Passada nos anos 70, “A Surda Absurda” mostra uma criança normal, que deseja apenas brincar, se divertir, ter amigos, sua própria individualidade, namorar, passear, aprender, curtir os mesmos programas que os outros, porém com um pouco mais de dificuldade por ter um dos sentidos prejudicados. E que sonha muito, até mesmo imaginando-se como uma super-heroína cujo poder é a audição amplificada por causa do aparelho que usa na escola.
Assim como a Graphic MSP “Jeremias” tem sido elogiada por ser uma HQ que ajuda as crianças a refletirem a respeito do preconceito, “A Surda Absurda” ajuda pais e filhos a entenderem um pouco mais o que é ser diferente – mesmo que sejamos, na essência, todos iguais.
“Laura & Dino”
Seguinte: eu adorei e me diverti horrores com a coletânea de tirinhas do chileno Alberto Montt, que usou os quadrinhos para retratar os diálogos e momentos vividos com sua filha.

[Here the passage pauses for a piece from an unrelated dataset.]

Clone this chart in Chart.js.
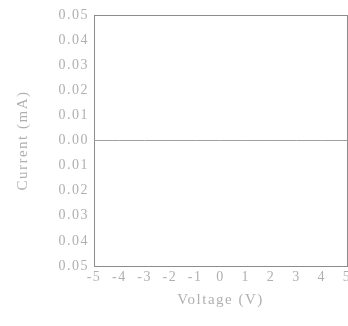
<!DOCTYPE html>
<html><head><meta charset="utf-8">
<script src="https://cdn.jsdelivr.net/npm/chart.js@4"></script>
<style>html,body{margin:0;padding:0;background:#fff;}canvas{display:block;}</style>
</head><body>
<canvas id="c" width="348" height="326"></canvas>
<script>
const voltage = [-5, -4, -3, -2, -1, 0, 1, 2, 3, 4, 5];
const current = [0, 0, 0, 0, 0, 0, 0, 0, 0, 0, 0];
const xTickLabels = ['-5', '-4', '-3', '-2', '-1', '0', '1', '2', '3', '4', '5'];
const yTickLabels = ['0.05', '0.04', '0.03', '0.02', '0.01', '0.00', '0.01', '0.02', '0.03', '0.04', '0.05'];
const xTitle = 'Voltage (V)';
const yTitle = 'Current (mA)';

const textColor = '#b0b0b0';
const borderColor = '#8c8c8c';
const font = {family: '"Liberation Serif", "DejaVu Serif", serif', size: 14};
const dash = [1, 1];
const ls = '1.5px';

const spacing = {
  id: 'spacing',
  beforeInit(chart) { chart.ctx.letterSpacing = ls; },
  beforeLayout(chart) { chart.ctx.letterSpacing = ls; },
  beforeDraw(chart) { chart.ctx.letterSpacing = ls; }
};

new Chart(document.getElementById('c'), {
  type: 'line',
  plugins: [spacing],
  data: {
    datasets: [{
      data: voltage.map((v, i) => ({x: v, y: current[i]})),
      borderColor: '#a0a0a0',
      borderWidth: 1,
      pointRadius: 0,
      tension: 0
    }]
  },
  options: {
    responsive: false,
    animation: false,
    events: [],
    layout: {padding: {left: 0, top: 15, right: 1, bottom: 0}},
    plugins: {legend: {display: false}, tooltip: {enabled: false}},
    scales: {
      x: {
        type: 'linear', min: -5, max: 5,
        afterBuildTicks: s => { s.ticks = voltage.map(v => ({value: v})); },
        afterFit: s => { s.height = 60; s.paddingLeft = 0; s.paddingRight = 0; },
        grid: {display: false, drawTicks: false},
        border: {display: true, color: borderColor, width: 1, dash: dash},
        ticks: {color: textColor, font: font, padding: 3, maxRotation: 0,
          callback: (v, i) => xTickLabels[i]},
        title: {display: true, text: xTitle, color: textColor,
          font: {family: font.family, size: 15}, padding: {top: 0, bottom: 17}}
      },
      y: {
        type: 'linear', min: -0.05, max: 0.05,
        afterBuildTicks: s => { s.ticks = yTickLabels.map((t, i) => ({value: 0.05 - i * 0.01})); },
        afterFit: s => { s.width = 94; s.paddingTop = 0; s.paddingBottom = 0; },
        grid: {display: false, drawTicks: false},
        border: {display: true, color: borderColor, width: 1, dash: dash},
        ticks: {color: textColor, font: font, padding: 5,
          callback: (v, i) => yTickLabels[yTickLabels.length - 1 - i]},
        title: {display: true, text: yTitle, color: textColor,
          font: {family: font.family, size: 15}, padding: {top: 14, bottom: 0}}
      },
      x2: {
        type: 'linear', position: 'top', min: -5, max: 5,
        grid: {display: false, drawTicks: false}, ticks: {display: false},
        afterFit: s => { s.height = 0; },
        border: {display: true, color: borderColor, width: 1, dash: dash}
      },
      y2: {
        type: 'linear', position: 'right', min: -0.05, max: 0.05,
        grid: {display: false, drawTicks: false}, ticks: {display: false},
        afterFit: s => { s.width = 0; },
        border: {display: true, color: borderColor, width: 1, dash: dash}
      }
    }
  }
});
</script>
</body></html>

Personificado como um dinossauro para mostrar o quanto é “velho” diante da filha, Montt relembra em seus desenhos situações que deixam claro como pais e mães têm muito a aprender com seus pequenos. Seja observando o mundo a partir dos olhos da filha, tentando responder a questões não tão fáceis, encarando a fragilidade de uma vida tão jovem, percebemos com os quadrinhos que, no fundo, estamos meio que perdidos por aí ao encarar tantas responsabilidades da vida adulta. Quando o assunto é maternidade e paternidade, então, vivemos um eterno aprendizado.

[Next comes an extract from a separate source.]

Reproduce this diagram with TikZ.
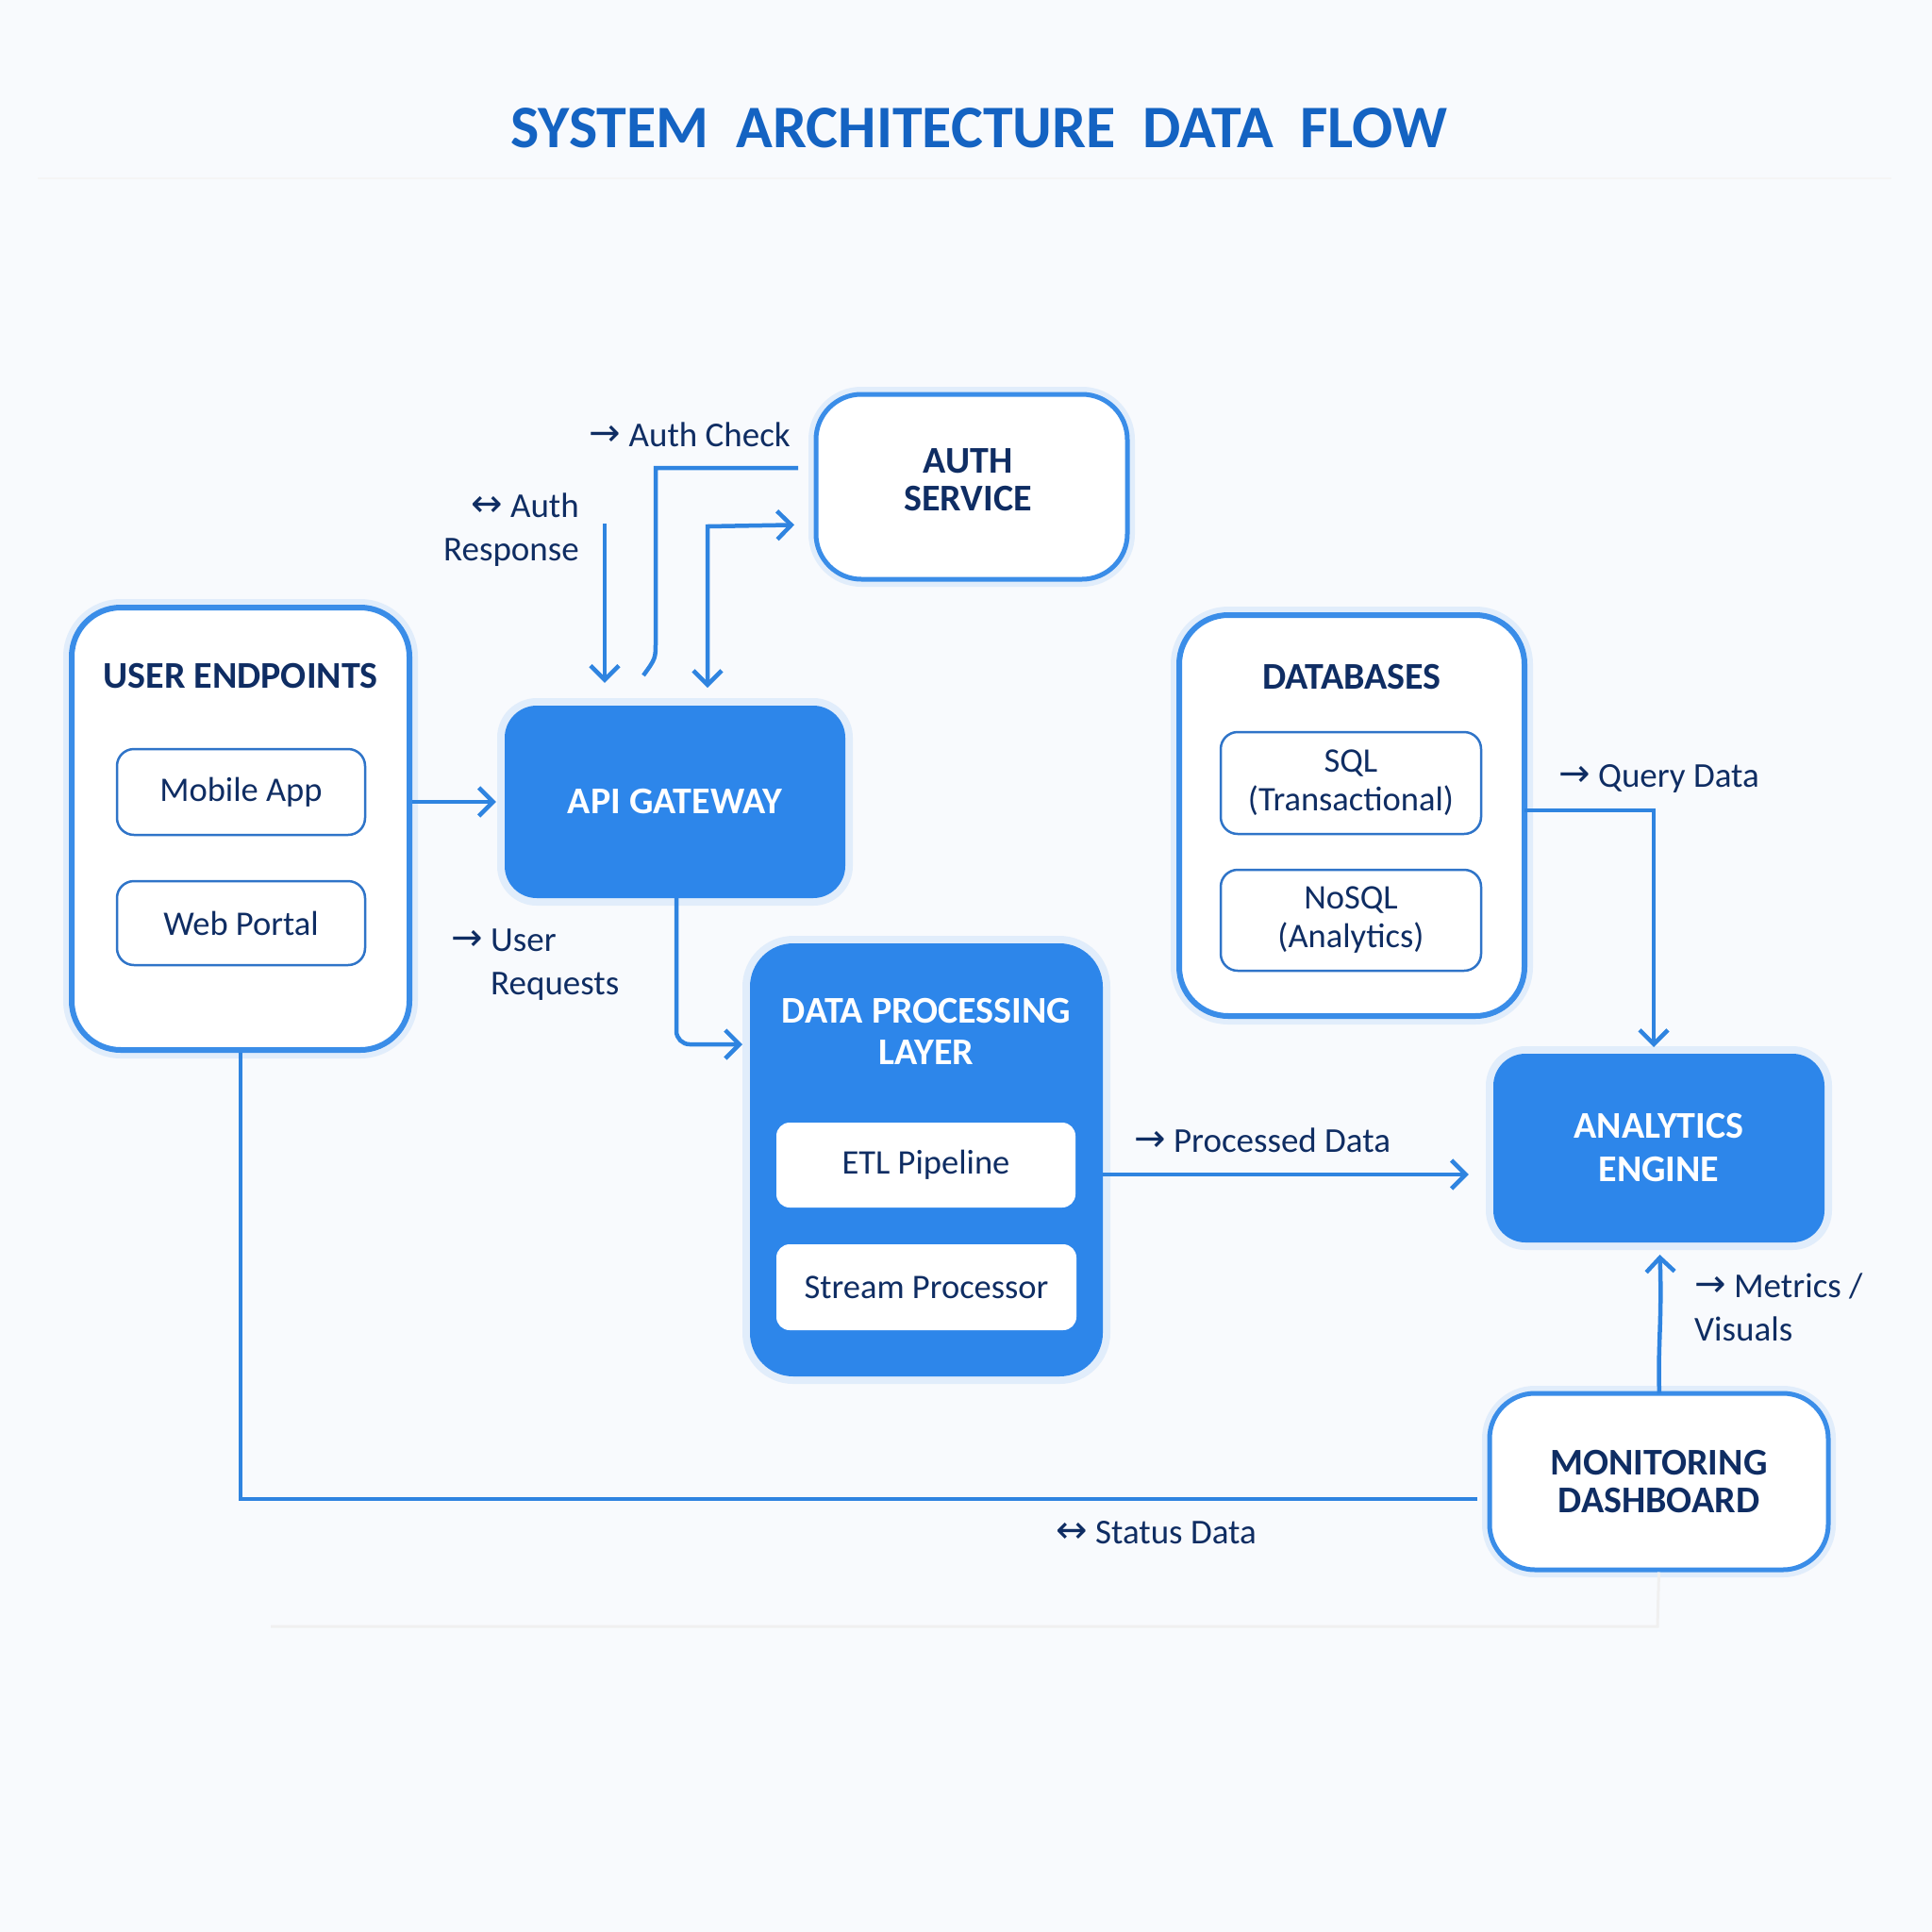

“Laura & Dino” (Sesi-SP Editora) tem de tudo um pouco em histórias contadas em tirinhas de apenas uma página, sejam as dúvidas e certezas infantis, as alegrias e tristezas, o inesperado, o divertido, o lúdico, todas as coisas que envolvem a relação de pais e filhos. Quem tem filho com certeza vai se identificar com muitas das situações vividas pelos protagonistas – eu, pelo menos, vi muito de Antônio, que com pouco mais de 3 anos já tem incontáveis perguntas e respostas e opiniões e vontades, além de uma personalidade bem particular.
Filhos podem ser nossos melhores companheiros e amigos, nos ensinar muito mais do que imaginamos, e “Laura & Dino” é exemplo perfeito dessa afirmação.